A few weeks after the funeral, Kari’s husband, Donnie, came to visit. We’d put on forced smiles and tried to say the right things without losing it. We took a pontoon boat out on the lake, the lapping of the water filling the gaps in our conversation. Then I looked over at Donnie and gasped. A dragonfly with delicate blue wings was hovering just above his shoulder.
All summer long, I saw dragonflies wherever I went, not just by the lake. In my backyard, a dragonfly landed lightly on my wrist. A swarm of dragonflies even surrounded my car on my drive home from work one evening. With every sighting of those slender bodies darting through the air, I felt as if God had poked a needle through the darkness, letting Kari’s light shine through.
Now it had been weeks since I’d seen one. Dragonflies couldn’t survive the harsh Minnesota winter. The darkness returned.
“Think of the good times,” everyone kept telling me. “She wouldn’t want to see you so sad.” But how could I not be sad? I faced a gloomy winter—and the rest of my life—without my daughter.
I reached the drugstore and opened the door. A little bell chimed. The cashier glanced in my direction. That’s when I froze, unable to take another step.
Everywhere I looked—the aisles, the displays, the discount bins and the card racks—translucent wings glimmered in the store’s fluorescent light.
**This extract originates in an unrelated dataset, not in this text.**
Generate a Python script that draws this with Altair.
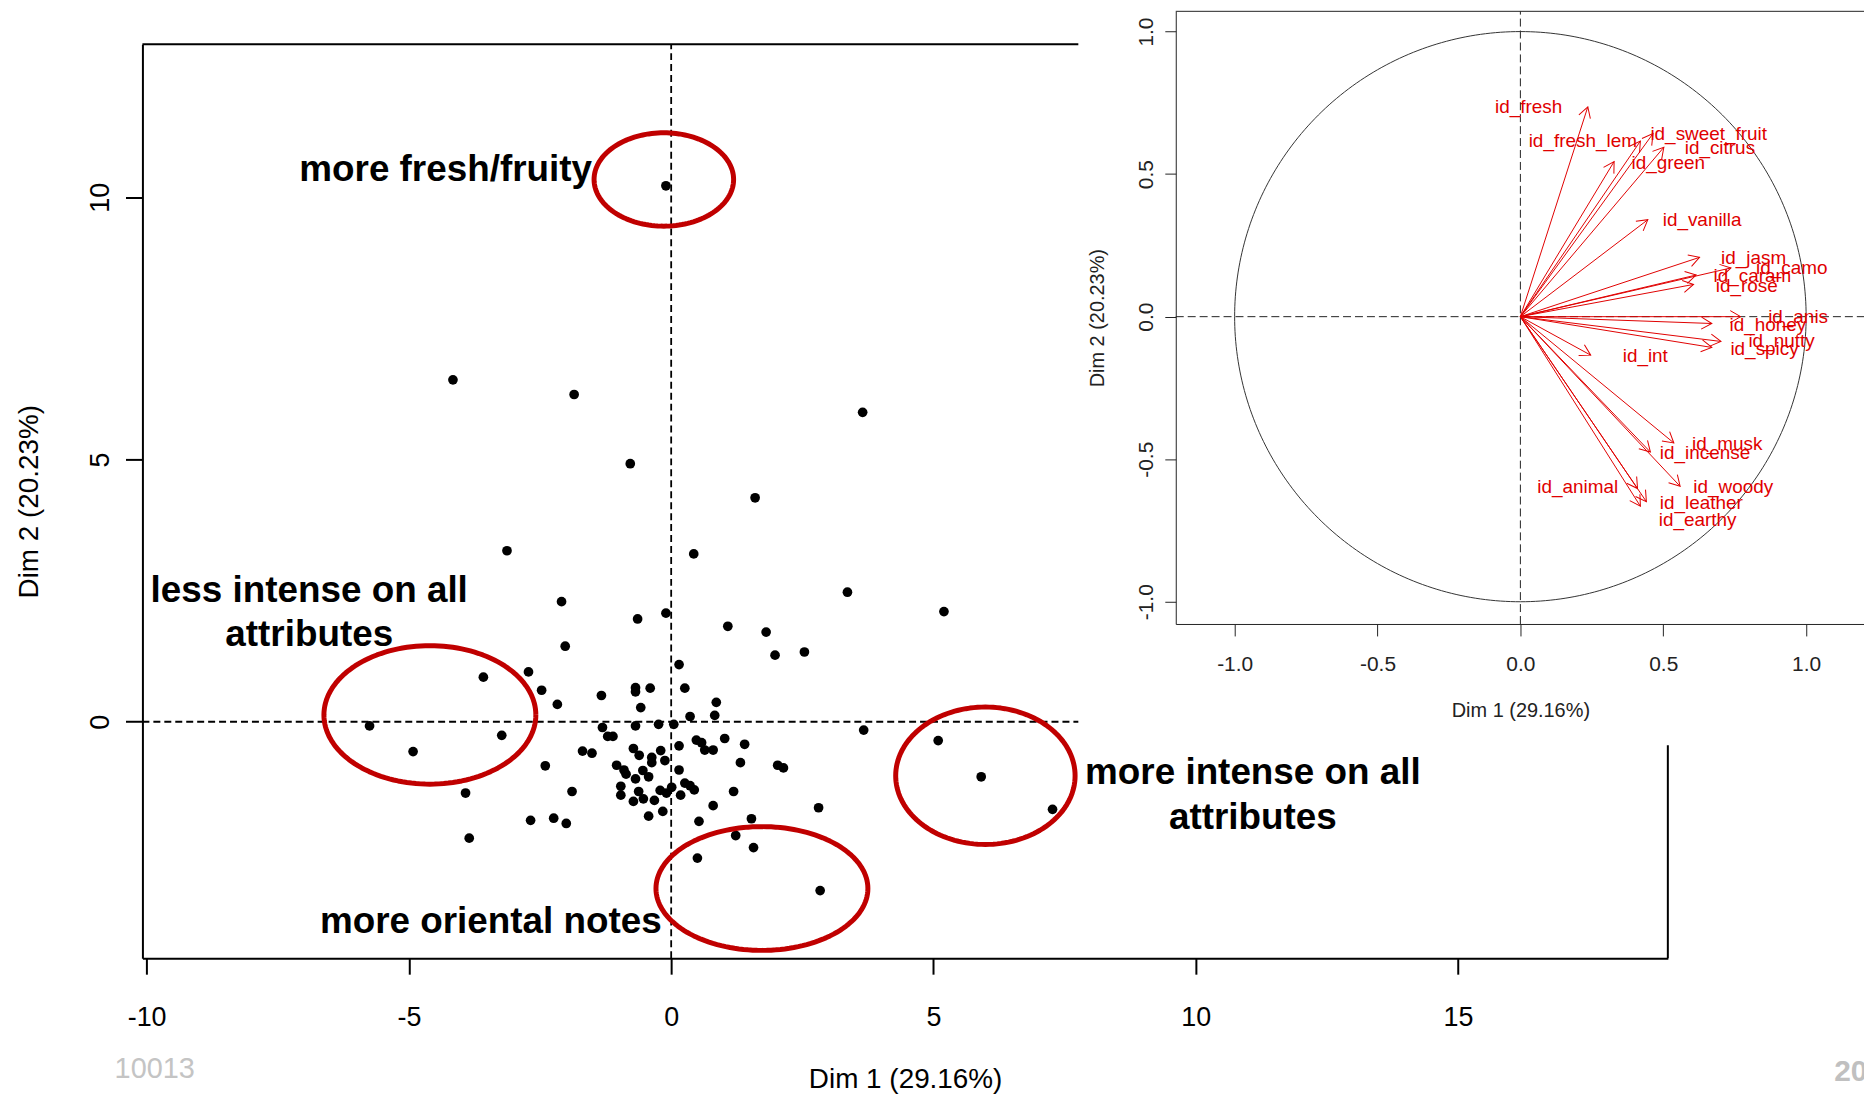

On wind chimes and garden stakes. On trinkets and souvenirs. On merchandise tagged for sale with one common theme: dragonflies.
“A late shipment of summer items,” the cashier said.
They weren’t late for me. The timing was perfect.
I felt myself emerging then, slowly breaking free. Out of the muddy waters below. Finally able to catch a clear glimpse of the sky above, where dragonflies go.